With domestic demand for petrol-powered cars collapsing, these legacy automakers are turning outward. Reuters notes that 76% of China’s car exports since 2020 have been fossil-fuel vehicles, a staggering figure that reflects both global demand patterns and China’s internal industry restructuring. In fact, even without counting EVs, China’s export volumes for ICE vehicles alone would still make it the world’s largest automotive exporter — surpassing Japan and Germany.

These vehicles are not heading to Western capitals, however. They are flowing into regions where EV adoption remains limited due to infrastructure, affordability, and policy constraints. Markets across Latin America, Eastern Europe, Central Asia, Africa, and the Middle East are increasingly populated with brand-new Chinese petrol cars, often available at prices far below competing models. In countries such as Russia, Mexico, Chile, South Africa, Uzbekistan, and Egypt, China’s share of fuel-powered car imports has rapidly climbed.

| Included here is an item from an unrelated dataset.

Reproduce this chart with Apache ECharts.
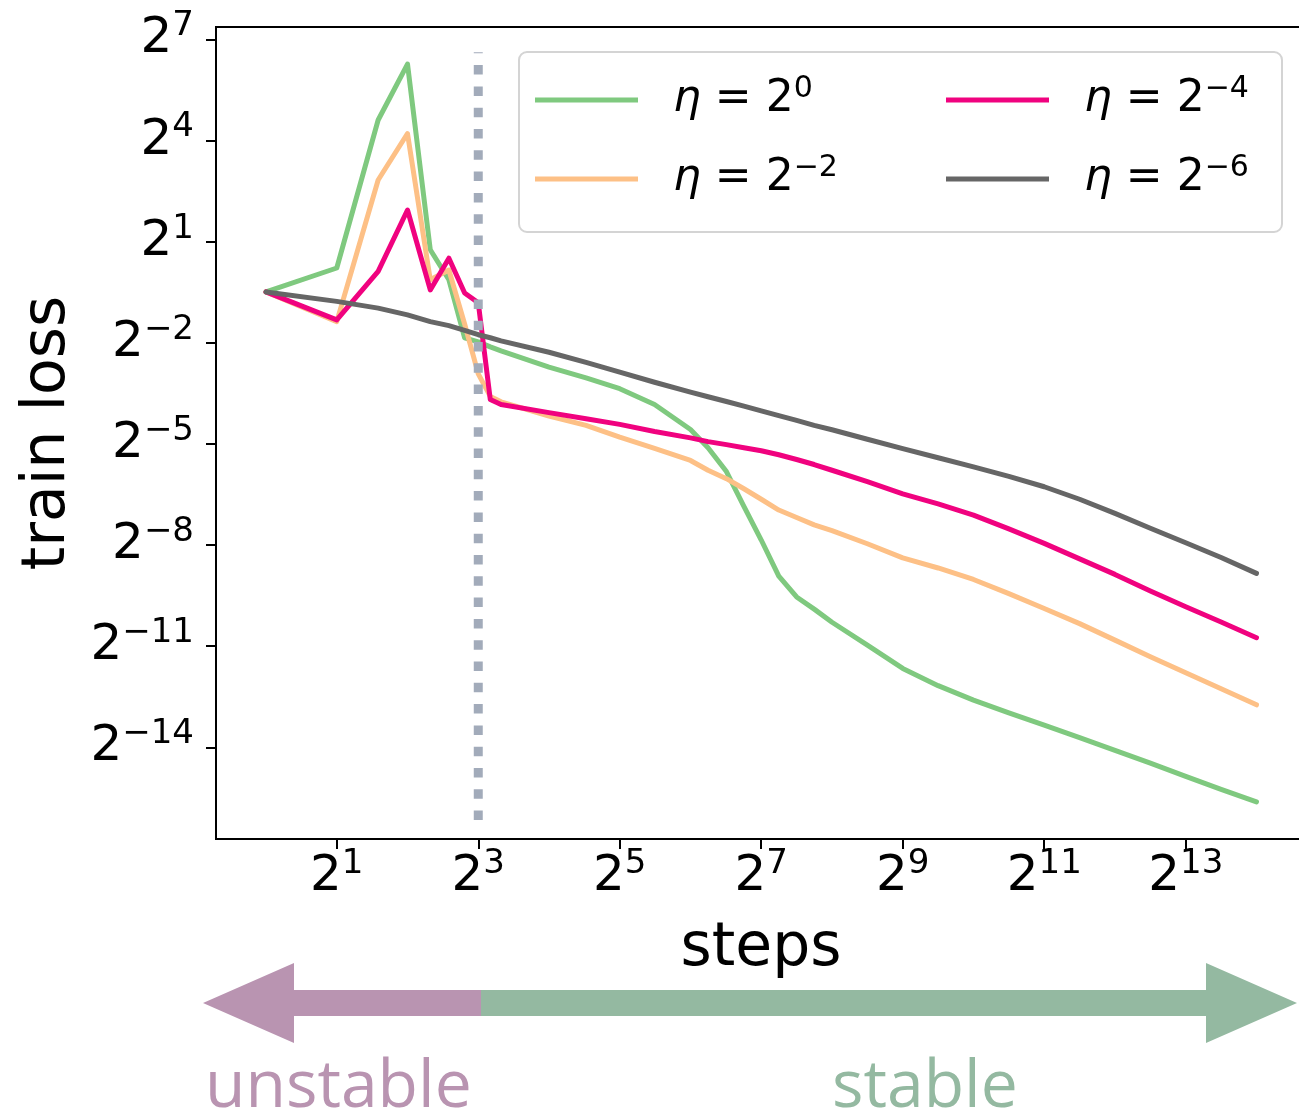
<!DOCTYPE html>
<html>
<head>
<meta charset="utf-8">
<script src="https://cdn.jsdelivr.net/npm/echarts@6/dist/echarts.min.js"></script>
<style>
  html, body { margin: 0; padding: 0; background: #fff; overflow: hidden; }
  #chart { width: 1299px; height: 1113px; }
</style>
</head>
<body>
<div id="chart"></div>
<script>
// training steps shared by every run
const steps = [1, 2, 3, 4, 5, 6, 7, 8, 9, 10, 16, 23, 32, 45, 64, 76, 91, 108, 128, 152, 181, 215, 256, 362, 512, 724, 1024, 1448, 2048, 2896, 4096, 5793, 8192, 11585, 16384];
// log2(train loss), one array per learning rate
const lossEta0  = [-0.49, 0.22, 4.61, 6.27, 0.76, -0.13, -1.85, -1.97, -2.12, -2.24, -2.72, -3.04, -3.36, -3.83, -4.57, -5.11, -5.82, -6.85, -7.85, -8.92, -9.54, -9.9, -10.29, -10.97, -11.66, -12.17, -12.6, -12.98, -13.34, -13.71, -14.09, -14.47, -14.86, -15.25, -15.62];
const lossEtaM2 = [-0.49, -1.37, 2.83, 4.21, -0.13, 0.16, -1.44, -2.92, -3.59, -3.75, -4.17, -4.45, -4.8, -5.13, -5.49, -5.78, -6.03, -6.33, -6.64, -6.96, -7.18, -7.4, -7.57, -7.96, -8.38, -8.68, -9.02, -9.44, -9.88, -10.33, -10.82, -11.31, -11.79, -12.26, -12.74];
const lossEtaM4 = [-0.49, -1.32, 0.12, 1.94, -0.43, 0.51, -0.52, -0.81, -3.68, -3.83, -4.07, -4.25, -4.42, -4.63, -4.82, -4.93, -5.02, -5.11, -5.2, -5.32, -5.46, -5.61, -5.78, -6.12, -6.48, -6.78, -7.11, -7.52, -7.95, -8.41, -8.87, -9.36, -9.83, -10.28, -10.75];
const lossEtaM6 = [-0.49, -0.77, -0.97, -1.17, -1.37, -1.49, -1.63, -1.76, -1.85, -1.94, -2.28, -2.58, -2.87, -3.17, -3.46, -3.6, -3.74, -3.88, -4.02, -4.16, -4.3, -4.45, -4.58, -4.86, -5.14, -5.41, -5.68, -5.96, -6.27, -6.64, -7.06, -7.5, -7.93, -8.37, -8.84];
const etaExps = [0, -2, -4, -6];
const lineColors = ['#7fc97f', '#fdc086', '#f0027f', '#666666'];
const xTicks = [1, 3, 5, 7, 9, 11, 13];
const yTicks = [-14, -11, -8, -5, -2, 1, 4, 7];
// dotted marker at the edge of stability
const stableStep = 8;
const stableLineSpan = [-16.16, 6.62];

const allLoss = [lossEta0, lossEtaM2, lossEtaM4, lossEtaM6];
const sup = e => String(e).replace('-', '\u2212');
const names = etaExps.map(e => 'η=2^' + e);

const myChart = echarts.init(document.getElementById('chart'));

const series = allLoss.map((arr, k) => ({
  name: names[k],
  type: 'line',
  color: lineColors[k],
  symbol: 'none',
  lineStyle: { width: 5, color: lineColors[k], cap: 'round', join: 'round' },
  data: steps.map((s, i) => [Math.log2(s), arr[i]])
}));
series.push({
  name: 'stability',
  type: 'line',
  symbol: 'none',
  silent: true,
  z: 5,
  lineStyle: { width: 9, color: '#a2abba', type: [9.5, 11.8], cap: 'butt' },
  data: stableLineSpan.map(v => [Math.log2(stableStep), v])
});

const legendRich = {
  e: { fontFamily: 'DejaVu Sans', fontStyle: 'italic', fontSize: 44, lineHeight: 52, color: '#000', padding: [0, 0, 0, 30] },
  t: { fontFamily: 'DejaVu Sans', fontSize: 44, lineHeight: 52, color: '#000' },
  s: { fontFamily: 'DejaVu Sans', fontSize: 30, lineHeight: 27, verticalAlign: 'top', color: '#000' }
};
const legendFmt = name => `{e|η}{t| = 2}{s|${sup(name.split('^')[1])}}`;
const legendBase = {
  orient: 'vertical', top: 74, padding: 0, itemGap: 31,
  icon: 'rect', itemWidth: 103, itemHeight: 5,
  formatter: legendFmt, textStyle: { rich: legendRich }
};

const tickRich = {
  b: { fontFamily: 'DejaVu Sans', fontSize: 50, lineHeight: 60, color: '#000' },
  s: { fontFamily: 'DejaVu Sans', fontSize: 34, lineHeight: 34, verticalAlign: 'top', color: '#000' }
};
const tickFmt = v => `{b|2}{s|${sup(Math.round(v))}}`;

const options = {
  animation: false,
  backgroundColor: '#fff',
  grid: {
    left: 216, top: 27, width: 1090, height: 812,
    show: true, borderColor: '#000', borderWidth: 2,
    outerBoundsMode: 'none', containLabel: false
  },
  legend: [
    Object.assign({}, legendBase, { left: 535, data: [names[0], names[1]] }),
    Object.assign({}, legendBase, { left: 946, data: [names[2], names[3]] })
  ],
  xAxis: {
    type: 'value',
    min: -0.707, max: 14.7,
    name: 'steps', nameLocation: 'middle', nameGap: 80,
    nameTextStyle: { fontFamily: 'DejaVu Sans', fontSize: 60, color: '#000' },
    axisLine: { onZero: false, lineStyle: { color: '#000', width: 2 } },
    axisTick: { show: true, length: 10, lineStyle: { color: '#000', width: 2 }, customValues: xTicks },
    axisLabel: { margin: 8, formatter: tickFmt, rich: tickRich, customValues: xTicks },
    splitLine: { show: false }
  },
  yAxis: {
    type: 'value',
    min: -16.72, max: 7.37,
    name: 'train loss', nameLocation: 'middle', nameGap: 138, nameRotate: 90,
    nameTextStyle: { fontFamily: 'DejaVu Sans', fontSize: 60, color: '#000' },
    axisLine: { show: true, onZero: false, lineStyle: { color: '#000', width: 2 } },
    axisTick: { show: true, length: 10, lineStyle: { color: '#000', width: 2 }, customValues: yTicks },
    axisLabel: { margin: 22, formatter: tickFmt, rich: tickRich, customValues: yTicks },
    splitLine: { show: false }
  },
  graphic: [
    {
      type: 'rect', z: 3,
      shape: { x: 519, y: 52, width: 763, height: 180, r: 8 },
      style: { fill: 'rgba(255,255,255,0.8)', stroke: '#d4d4d4', lineWidth: 2 }
    },
    {
      type: 'polygon',
      shape: { points: [[203, 1003], [294, 963], [294, 990], [481, 990], [481, 1016], [294, 1016], [294, 1043]] },
      style: { fill: '#b994b1' }
    },
    {
      type: 'polygon',
      shape: { points: [[481, 990], [1206, 990], [1206, 963], [1297, 1003], [1206, 1043], [1206, 1016], [481, 1016]] },
      style: { fill: '#94b9a1' }
    },
    {
      type: 'text', x: 205, y: 1088,
      style: { text: 'unstable', fill: '#b994b1', font: '66px "Open Sans"', textVerticalAlign: 'middle' }
    },
    {
      type: 'text', x: 832, y: 1088,
      style: { text: 'stable', fill: '#94b9a1', font: '66px "Open Sans"', textVerticalAlign: 'middle' }
    }
  ],
  series: series
};
myChart.setOption(options);
window.addEventListener('resize', function () {
  myChart.resize();
});
</script>
</body>
</html>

Industry analysts cited by Reuters emphasize that this strategy is not accidental — it is a deliberate repositioning. By exporting millions of ICE vehicles, Chinese automakers are monetizing excess production capacity, maintaining factory utilization, and gaining market share in regions largely ignored by Western manufacturers. This is particularly impactful in markets where global automakers have scaled back investments or shifted focus exclusively to electrification.

The long-term implications are profound. While the West debates tariffs and EV standards, China is quietly building dominance in the very markets expected to experience the fastest automotive growth through 2035. This dual-track strategy — EV leadership in the developed world and ICE saturation in the developing world — gives Beijing’s automakers a powerful global footprint that extends far beyond the clean-energy transition narrative.

As Reuters’ Nick Carey underscores, China is not just competing in the EV revolution; it is reshaping the global auto ecosystem on multiple fronts at once.